En la escuela tradicional, el instrumento principal de que disponía el maestro para centrar la atención en el aula era el libro de texto, que delimitaba el marco de conocimientos y competencias que debía adquirir el alumno. Para muchos estudiantes, más allá de los confines del manual escolar no existía nada. Hoy el concepto de libro de texto como guía única y universal ha entrado en crisis, sobre todo desde que internet se ha convertido en la primera herramienta de consulta y búsqueda de los estudiantes, pero también en una fuente de interferencias y dispersión.

El maestro ya no está solo ante el libro de texto, pero a los ojos del alumno tampoco es ya el único custodio del conocimiento, dado que hoy cualquier estudiante tiene potencialmente acceso a la misma cantidad vertiginosa de recursos e información. “Pese a estos cambios, el profesorado es quien sigue definiendo las reglas del juego: la incorporación de las TIC a las aulas debe responder a unos objetivos muy claros y a un estudio previo de las necesidades de los estudiantes a fin de encontrar el equilibrio necesario entre los elementos pedagógicos, tecnológicos, organizativos y contextuales”, advierte Teresa Fèrriz, que ha impulsado proyectos como LletrA o Mestresclass, encaminados a llevar la enseñanza a la nube.

La nube no es un simple repositorio de información almacenada virtualmente en la red que nos permite escalar costes o ahorrar espacio en nuestro disco duro, sino que tiene un potencial emancipador para el maestro y para el alumno. Y si la nube es potencialmente revolucionaria es porque estructura la realidad y, en consecuencia, transforma la manera que tenemos de relacionarnos y de comunicarnos.

Barcelona ya ha sido la cuna de buenas prácticas en este campo.
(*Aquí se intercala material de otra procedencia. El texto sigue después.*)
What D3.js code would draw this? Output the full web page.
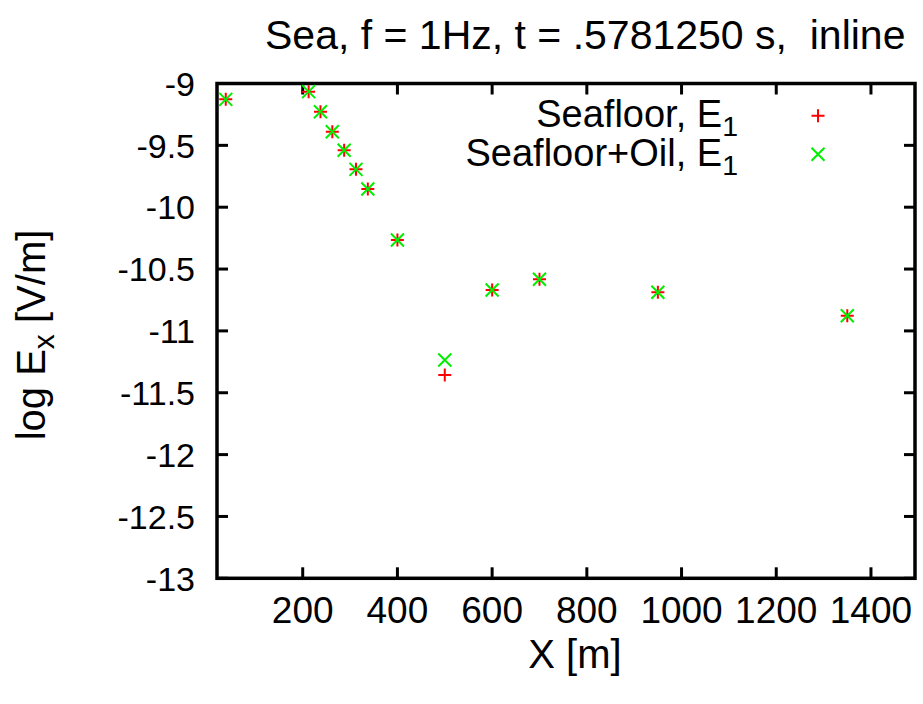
<!DOCTYPE html>
<html><head><meta charset="utf-8">
<script src="https://cdn.jsdelivr.net/npm/d3@7"></script>
<style>body{margin:0;background:#fff}svg{display:block}text{font-family:"Liberation Sans",Arial,Helvetica,sans-serif;fill:#000}</style>
</head><body>
<script>
const xs = [37.5, 212.5, 237.5, 262.5, 287.5, 312.5, 337.5, 400, 500, 600, 700, 950, 1350];
const seafloor = [-9.128, -9.066, -9.228, -9.390, -9.540, -9.694, -9.853, -10.265, -11.357, -10.669, -10.583, -10.688, -10.877];
const seafloorOil = [-9.128, -9.066, -9.228, -9.390, -9.540, -9.694, -9.853, -10.265, -11.235, -10.669, -10.583, -10.688, -10.877];
const xTicks = [200, 400, 600, 800, 1000, 1200, 1400];
const yTicks = [-9, -9.5, -10, -10.5, -11, -11.5, -12, -12.5, -13];
const fsY = 34, fsX = 37, fsBig = 40, fsKey = 38;

const W = 923, H = 704;
const L = 217, R = 915, T = 83.5, B = 578.3;
const svg = d3.select("body").append("svg").attr("width", W).attr("height", H);
const x = d3.scaleLinear().domain([19, 1493]).range([L, R]);
const y = d3.scaleLinear().domain([-13, -9]).range([B, T]);

const g = svg.append("g");
const tl = 11;
xTicks.forEach(v => {
  g.append("line").attr("x1", x(v)).attr("x2", x(v)).attr("y1", B).attr("y2", B - tl).attr("stroke", "#000").attr("stroke-width", 3);
  g.append("line").attr("x1", x(v)).attr("x2", x(v)).attr("y1", T).attr("y2", T + tl).attr("stroke", "#000").attr("stroke-width", 3);
  g.append("text").attr("x", x(v)).attr("y", 623).attr("text-anchor", "middle").attr("font-size", fsX).text(d3.format("d")(v));
});
yTicks.forEach(v => {
  g.append("line").attr("x1", L).attr("x2", L + tl).attr("y1", y(v)).attr("y2", y(v)).attr("stroke", "#000").attr("stroke-width", 3);
  g.append("line").attr("x1", R).attr("x2", R - tl).attr("y1", y(v)).attr("y2", y(v)).attr("stroke", "#000").attr("stroke-width", 3);
  g.append("text").attr("x", 195).attr("y", y(v)).attr("dy", "0.36em").attr("text-anchor", "end").attr("font-size", fsY).text(String(v));
});
g.append("rect").attr("x", L).attr("y", T).attr("width", R - L).attr("height", B - T).attr("fill", "none").attr("stroke", "#000").attr("stroke-width", 3.5);

const s = 6.5;
function plus(sel, cx, cy) {
  sel.append("path").attr("d", `M${cx - s},${cy}H${cx + s}M${cx},${cy - s}V${cy + s}`).attr("stroke", "#ff0000").attr("stroke-width", 2).attr("fill", "none");
}
function cross(sel, cx, cy) {
  sel.append("path").attr("d", `M${cx - s},${cy - s}L${cx + s},${cy + s}M${cx - s},${cy + s}L${cx + s},${cy - s}`).attr("stroke", "#00ee00").attr("stroke-width", 2).attr("fill", "none");
}
const pts = svg.append("g");
xs.forEach((v, i) => plus(pts, x(v), y(seafloor[i])));
xs.forEach((v, i) => cross(pts, x(v), y(seafloorOil[i])));

const lg = svg.append("g");
function legendText(yb, main) {
  const t = lg.append("text").attr("x", 738).attr("y", yb).attr("text-anchor", "end").attr("font-size", fsKey);
  t.append("tspan").text(main);
  t.append("tspan").attr("font-size", fsKey * 0.75).attr("dy", 9).text("1");
}
legendText(127, "Seafloor, E");
legendText(166, "Seafloor+Oil, E");
plus(lg, 818, 115.7);
cross(lg, 818, 154.3);

svg.append("text").attr("x", 265).attr("y", 49).attr("font-size", 41).style("white-space", "pre").text("Sea, f = 1Hz, t = .5781250 s,  inline");

svg.append("text").attr("x", 575).attr("y", 668).attr("text-anchor", "middle").attr("font-size", fsBig).text("X [m]");
const yl = svg.append("text").attr("transform", "translate(45,335) rotate(-90)").attr("text-anchor", "middle").attr("font-size", fsBig);
yl.append("tspan").text("log E");
yl.append("tspan").attr("font-size", fsBig * 0.75).attr("dy", 9).text("x");
yl.append("tspan").attr("dy", -9).text(" [V/m]");
</script>
</body></html>
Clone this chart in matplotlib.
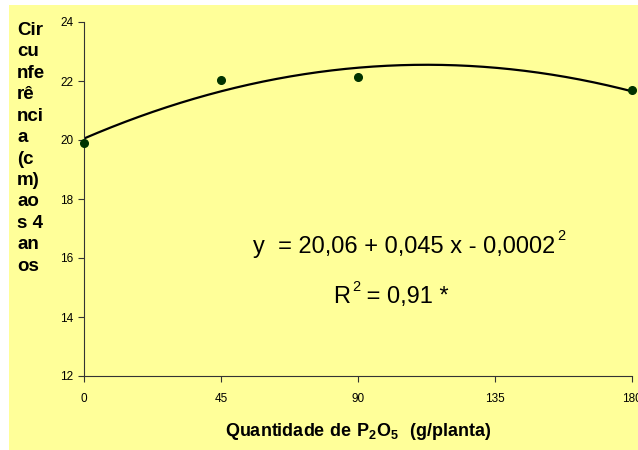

Una, en el ámbito público, sería el proyecto Àgora, enmarcado en la Red Telemática Educativa de Cataluña (Xarxa Telemàtica Educativa de Catalunya, XTEC), que pone al servicio de alumnos y profesores un aula virtual. El proyecto Àgora ha extendido entre centros docentes y profesorado un gran interés en el uso de plataformas virtuales de enseñanza-aprendizaje y de portales dinámicos de centro. Actualmente Àgora da servicio a unos 1.700 centros y/o entidades relacionadas con el mundo de la docencia que disponen de su propia nube.

En el ámbito privado, Barcelona ha sido la cuna de Tiching, una plataforma educativa internacional que integra a padres, alumnos, maestros y escuelas en una comunidad abierta que comparte en la nube un gran banco de juegos y recursos pedagógicos gratuitos. Sus fundadores, Tomás Casals y Nam Nguyen, explican a Barcelona Metròpolis que Tiching se postula como la gran red social de la educación.

La revolución no ha hecho más que empezar.